[Supplied information]

▼

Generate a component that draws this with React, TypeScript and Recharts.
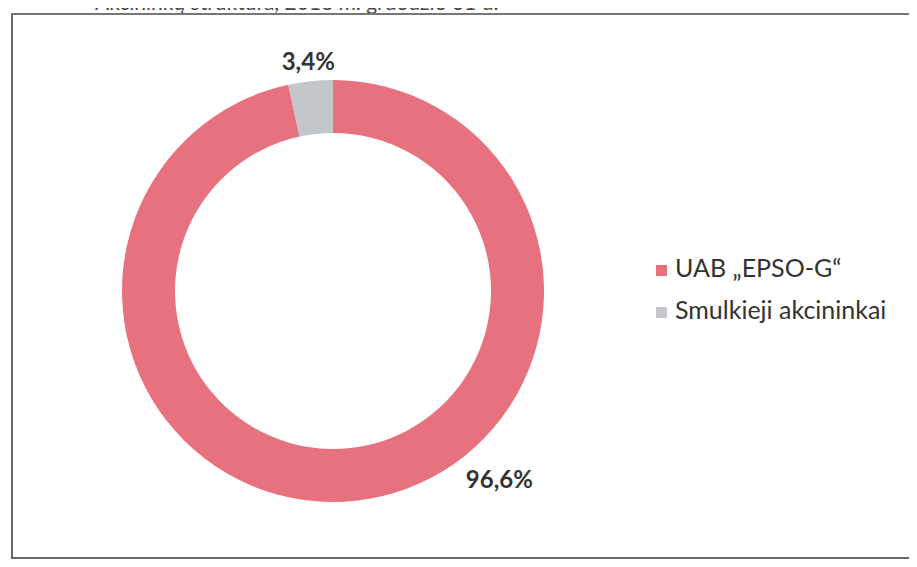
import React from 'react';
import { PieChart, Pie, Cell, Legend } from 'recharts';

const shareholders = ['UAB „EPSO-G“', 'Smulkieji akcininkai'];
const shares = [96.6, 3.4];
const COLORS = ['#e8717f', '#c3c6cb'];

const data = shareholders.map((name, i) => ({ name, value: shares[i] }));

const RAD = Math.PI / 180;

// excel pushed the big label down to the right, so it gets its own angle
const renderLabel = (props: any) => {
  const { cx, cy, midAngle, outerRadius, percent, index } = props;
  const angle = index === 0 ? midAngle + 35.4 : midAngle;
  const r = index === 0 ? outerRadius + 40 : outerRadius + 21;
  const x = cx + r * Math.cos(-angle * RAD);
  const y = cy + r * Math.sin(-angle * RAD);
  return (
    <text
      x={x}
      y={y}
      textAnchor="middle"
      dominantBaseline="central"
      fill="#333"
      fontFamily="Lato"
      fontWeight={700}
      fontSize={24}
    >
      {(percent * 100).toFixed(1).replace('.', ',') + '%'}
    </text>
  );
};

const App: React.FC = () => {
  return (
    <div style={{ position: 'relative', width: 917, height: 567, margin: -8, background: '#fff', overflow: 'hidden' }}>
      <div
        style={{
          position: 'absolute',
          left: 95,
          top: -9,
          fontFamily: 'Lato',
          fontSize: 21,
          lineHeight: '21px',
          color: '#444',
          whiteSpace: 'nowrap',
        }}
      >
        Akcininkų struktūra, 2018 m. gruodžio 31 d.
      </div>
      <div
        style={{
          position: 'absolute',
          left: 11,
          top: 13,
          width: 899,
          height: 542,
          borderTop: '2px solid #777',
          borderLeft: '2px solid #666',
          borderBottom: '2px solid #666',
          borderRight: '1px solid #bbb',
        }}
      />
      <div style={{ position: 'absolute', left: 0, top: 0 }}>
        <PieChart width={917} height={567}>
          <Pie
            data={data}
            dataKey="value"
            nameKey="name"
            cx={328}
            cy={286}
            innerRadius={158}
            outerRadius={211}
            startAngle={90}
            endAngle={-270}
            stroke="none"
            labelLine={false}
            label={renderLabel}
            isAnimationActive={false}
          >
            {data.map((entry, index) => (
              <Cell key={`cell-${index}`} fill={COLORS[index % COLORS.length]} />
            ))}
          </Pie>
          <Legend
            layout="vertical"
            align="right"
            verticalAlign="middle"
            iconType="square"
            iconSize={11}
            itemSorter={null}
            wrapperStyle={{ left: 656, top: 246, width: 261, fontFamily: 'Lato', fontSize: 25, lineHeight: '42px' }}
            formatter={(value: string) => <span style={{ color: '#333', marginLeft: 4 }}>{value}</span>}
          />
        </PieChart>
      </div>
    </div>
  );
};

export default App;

▲

[Direction]
Leave the images out and output the remaining material exactly as it stands.

[The solution]
Generate a component that draws this with React, TypeScript and Recharts.
import React from 'react';
import { PieChart, Pie, Cell, Legend } from 'recharts';

const shareholders = ['UAB „EPSO-G“', 'Smulkieji akcininkai'];
const shares = [96.6, 3.4];
const COLORS = ['#e8717f', '#c3c6cb'];

const data = shareholders.map((name, i) => ({ name, value: shares[i] }));

const RAD = Math.PI / 180;

// excel pushed the big label down to the right, so it gets its own angle
const renderLabel = (props: any) => {
  const { cx, cy, midAngle, outerRadius, percent, index } = props;
  const angle = index === 0 ? midAngle + 35.4 : midAngle;
  const r = index === 0 ? outerRadius + 40 : outerRadius + 21;
  const x = cx + r * Math.cos(-angle * RAD);
  const y = cy + r * Math.sin(-angle * RAD);
  return (
    <text
      x={x}
      y={y}
      textAnchor="middle"
      dominantBaseline="central"
      fill="#333"
      fontFamily="Lato"
      fontWeight={700}
      fontSize={24}
    >
      {(percent * 100).toFixed(1).replace('.', ',') + '%'}
    </text>
  );
};

const App: React.FC = () => {
  return (
    <div style={{ position: 'relative', width: 917, height: 567, margin: -8, background: '#fff', overflow: 'hidden' }}>
      <div
        style={{
          position: 'absolute',
          left: 95,
          top: -9,
          fontFamily: 'Lato',
          fontSize: 21,
          lineHeight: '21px',
          color: '#444',
          whiteSpace: 'nowrap',
        }}
      >
        Akcininkų struktūra, 2018 m. gruodžio 31 d.
      </div>
      <div
        style={{
          position: 'absolute',
          left: 11,
          top: 13,
          width: 899,
          height: 542,
          borderTop: '2px solid #777',
          borderLeft: '2px solid #666',
          borderBottom: '2px solid #666',
          borderRight: '1px solid #bbb',
        }}
      />
      <div style={{ position: 'absolute', left: 0, top: 0 }}>
        <PieChart width={917} height={567}>
          <Pie
            data={data}
            dataKey="value"
            nameKey="name"
            cx={328}
            cy={286}
            innerRadius={158}
            outerRadius={211}
            startAngle={90}
            endAngle={-270}
            stroke="none"
            labelLine={false}
            label={renderLabel}
            isAnimationActive={false}
          >
            {data.map((entry, index) => (
              <Cell key={`cell-${index}`} fill={COLORS[index % COLORS.length]} />
            ))}
          </Pie>
          <Legend
            layout="vertical"
            align="right"
            verticalAlign="middle"
            iconType="square"
            iconSize={11}
            itemSorter={null}
            wrapperStyle={{ left: 656, top: 246, width: 261, fontFamily: 'Lato', fontSize: 25, lineHeight: '42px' }}
            formatter={(value: string) => <span style={{ color: '#333', marginLeft: 4 }}>{value}</span>}
          />
        </PieChart>
      </div>
    </div>
  );
};

export default App;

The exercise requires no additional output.